Granger (1974), por sua vez ressalta que o sentido começa com o

entendimento da disposição das palavras na frase, e destas no discurso, e das

relações lógicas das frases entre si, culminando na semântica das frases, que se

traduz como o uso da língua para interpretar elementos da experiência. Do

contrário, a não compreensão desses sentidos atribuídos aos conceitos implica na

incompletude da semântica em função da não compreensão da sintaxe.

Alcançar esse entendimento não é uma tarefa trivial, uma vez que exige do

aluno uma constante busca para interpretar os sentidos intersubjetivos dados ao

objeto, ele constrói seu conceito matemático ao estar inserido nos jogos de

linguagem.

Da interação do aluno com o professor, com o colega e com a própria

matemática, podem surgir as condições para este movimento. O movimento deve

não somente procurar interpretar, mas interpretar e re-interpretar o discurso do

professor, dos demais alunos e da matemática e projetar seus sentidos. Assim,

pode-se pensar na construção do significado para o objeto matemático.

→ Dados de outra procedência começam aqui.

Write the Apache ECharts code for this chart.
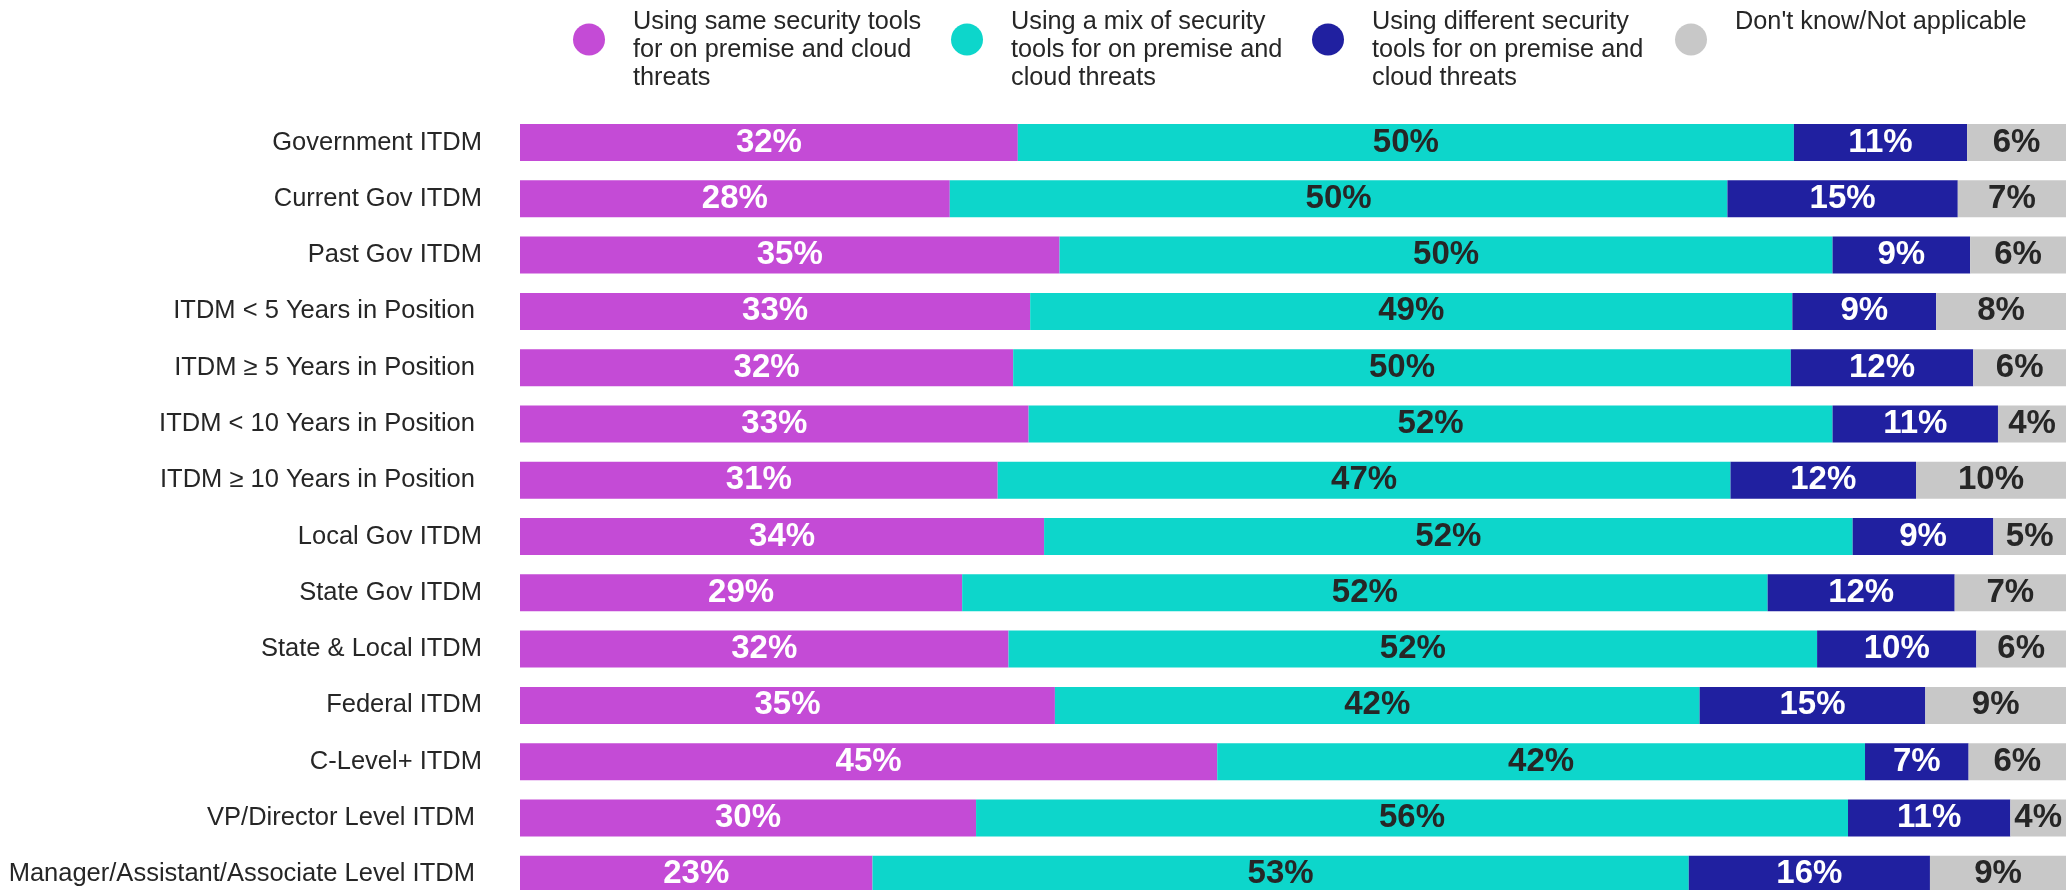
<!DOCTYPE html>
<html>
<head>
<meta charset="utf-8">
<script src="https://cdn.jsdelivr.net/npm/echarts@6/dist/echarts.min.js"></script>
<style>
html,body{margin:0;padding:0;background:#fff;}
#chart{width:2069px;height:890px;}
</style>
</head>
<body>
<div id="chart"></div>
<script>
const categories = [
  "Government ITDM",
  "Current Gov ITDM",
  "Past Gov ITDM",
  "ITDM < 5 Years in Position ",
  "ITDM \u2265 5 Years in Position ",
  "ITDM < 10 Years in Position ",
  "ITDM \u2265 10 Years in Position ",
  "Local Gov ITDM",
  "State Gov ITDM",
  "State & Local ITDM",
  "Federal ITDM",
  "C-Level+ ITDM",
  "VP/Director Level ITDM ",
  "Manager/Assistant/Associate Level ITDM "
];
const seriesNames = [
  "Using same security tools for on premise and cloud threats",
  "Using a mix of security tools for on premise and cloud threats",
  "Using different security tools for on premise and cloud threats",
  "Don't know/Not applicable"
];
const legendText = [
  "Using same security tools\nfor on premise and cloud\nthreats",
  "Using a mix of security\ntools for on premise and\ncloud threats",
  "Using different security\ntools for on premise and\ncloud threats",
  "Don't know/Not applicable"
];
const sameTools      = [32.2, 27.8, 34.9, 33.0, 31.9, 32.9, 30.9, 33.9, 28.6, 31.6, 34.6, 45.1, 29.5, 22.8];
const mixTools       = [50.2, 50.3, 50.0, 49.3, 50.3, 52.0, 47.4, 52.3, 52.1, 52.3, 41.7, 41.9, 56.4, 52.8];
const differentTools = [11.2, 14.9,  8.9,  9.3, 11.8, 10.7, 12.0,  9.1, 12.1, 10.3, 14.6,  6.7, 10.5, 15.6];
const dontKnow       = [ 6.4,  7.0,  6.2,  8.4,  6.0,  4.4,  9.7,  4.7,  7.2,  5.8,  9.1,  6.3,  3.6,  8.8];

const colors = ["#C44BD6", "#0DD6CB", "#2020A0", "#C8C8C8"];
const labelColors = ["#ffffff", "#262626", "#ffffff", "#262626"];
const seriesData = [sameTools, mixTools, differentTools, dontKnow];
const FONT = "'Liberation Sans', Arial, Helvetica, sans-serif";

const chart = echarts.init(document.getElementById('chart'), null, {renderer: 'canvas'});

const legendLefts = [573, 951, 1312, 1675];
const legends = seriesNames.map((n, i) => ({
  data: [n],
  orient: 'horizontal',
  left: legendLefts[i],
  top: i < 3 ? -13.5 : 8,
  padding: 0,
  icon: 'circle',
  itemWidth: 32,
  itemHeight: 32,
  selectedMode: false,
  formatter: () => i < 3 ? '{s| }\n' + legendText[i] : legendText[i] + '\n{b| }',
  textStyle: {
    fontFamily: FONT,
    fontSize: 25.3,
    lineHeight: 28,
    color: '#262626',
    padding: [0, 0, 0, 23],
    rich: {
      s: {fontSize: 4, lineHeight: 22},
      b: {fontSize: 4, lineHeight: 35}
    }
  }
}));

const series = seriesNames.map((n, i) => ({
  name: n,
  type: 'bar',
  stack: 'total',
  barWidth: 37,
  data: seriesData[i],
  itemStyle: {color: colors[i]},
  label: {
    show: true,
    position: 'inside',
    formatter: p => Math.round(p.value) + '%',
    fontFamily: FONT,
    fontSize: 33,
    fontWeight: 'bold',
    color: labelColors[i]
  },
  emphasis: {disabled: true}
}));

chart.setOption({
  animation: false,
  backgroundColor: '#ffffff',
  legend: legends,
  grid: {left: 520, right: 3, top: 114.4, height: 788, outerBoundsMode: 'none', containLabel: false},
  xAxis: {
    type: 'value',
    min: 0,
    max: 100,
    show: false
  },
  yAxis: {
    type: 'category',
    data: categories,
    inverse: true,
    axisLine: {show: false},
    axisTick: {show: false},
    splitLine: {show: false},
    axisLabel: {
      margin: 38,
      fontFamily: FONT,
      fontSize: 25.5,
      color: '#262626'
    }
  },
  series: series
});
</script>
</body>
</html>
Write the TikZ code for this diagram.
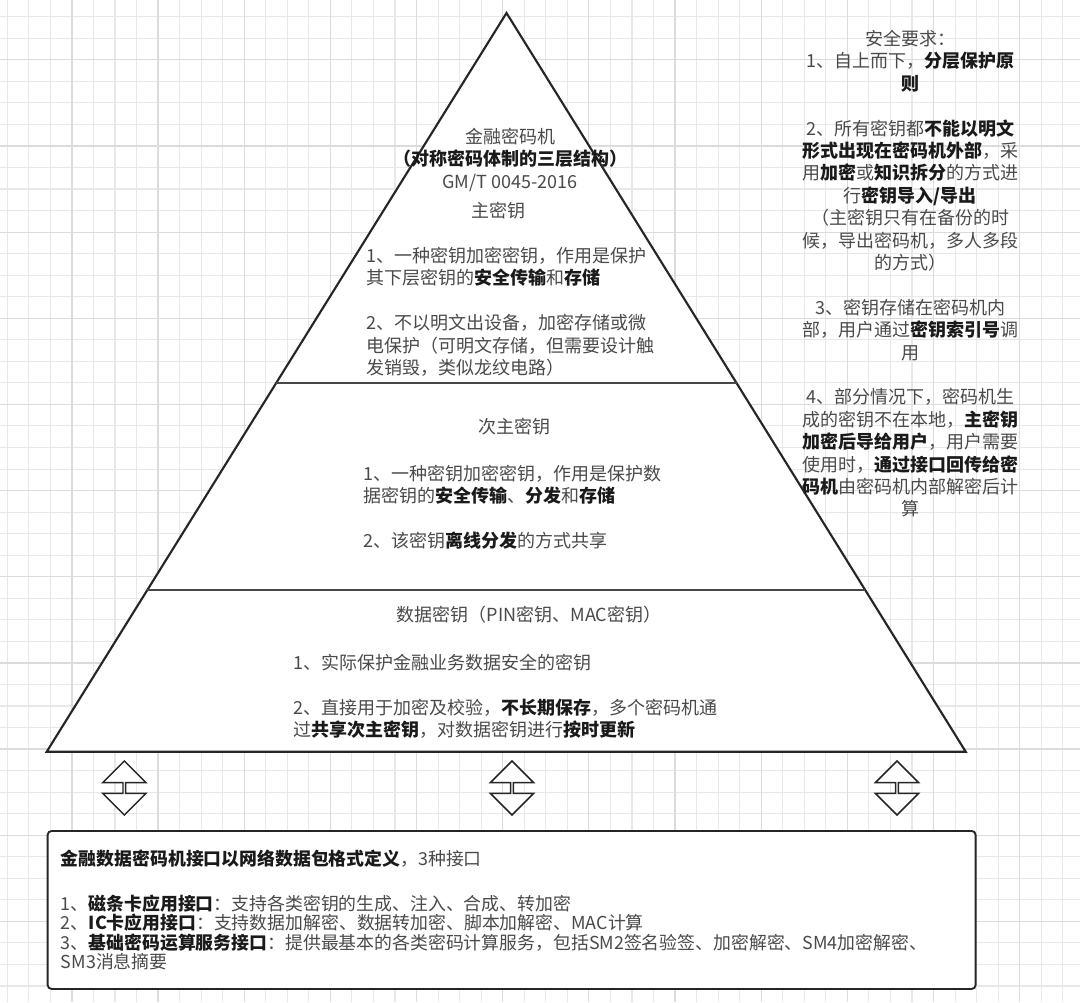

5.2.1.2. O sentido produzido pelo aluno deve ser acessado

Ao participar dos jogos de linguagem, o aluno utiliza palavras de domínio

público, mas carregadas de sentidos seus, que precisam ser conhecidos pelo

professor para que possa ter acesso a suas percepções. Isso pode ser possível se o

professor oferecer ao aluno a oportunidade de falar.

Nos episódios analisados, um fato marcante foi o esforço da professora em

fazer com que os alunos desenvolvessem a habilidade discursiva através da

interação: em pequenas equipes; em momentos de socialização com a turma, em

que um aluno escolhido no grupo tinha a oportunidade de expor o consenso do que

foi discutido em cada grupo; em momentos em que era necessária a exposição

algum conceito; e através de diálogos da professora com os grupos ou com algum

aluno separadamente.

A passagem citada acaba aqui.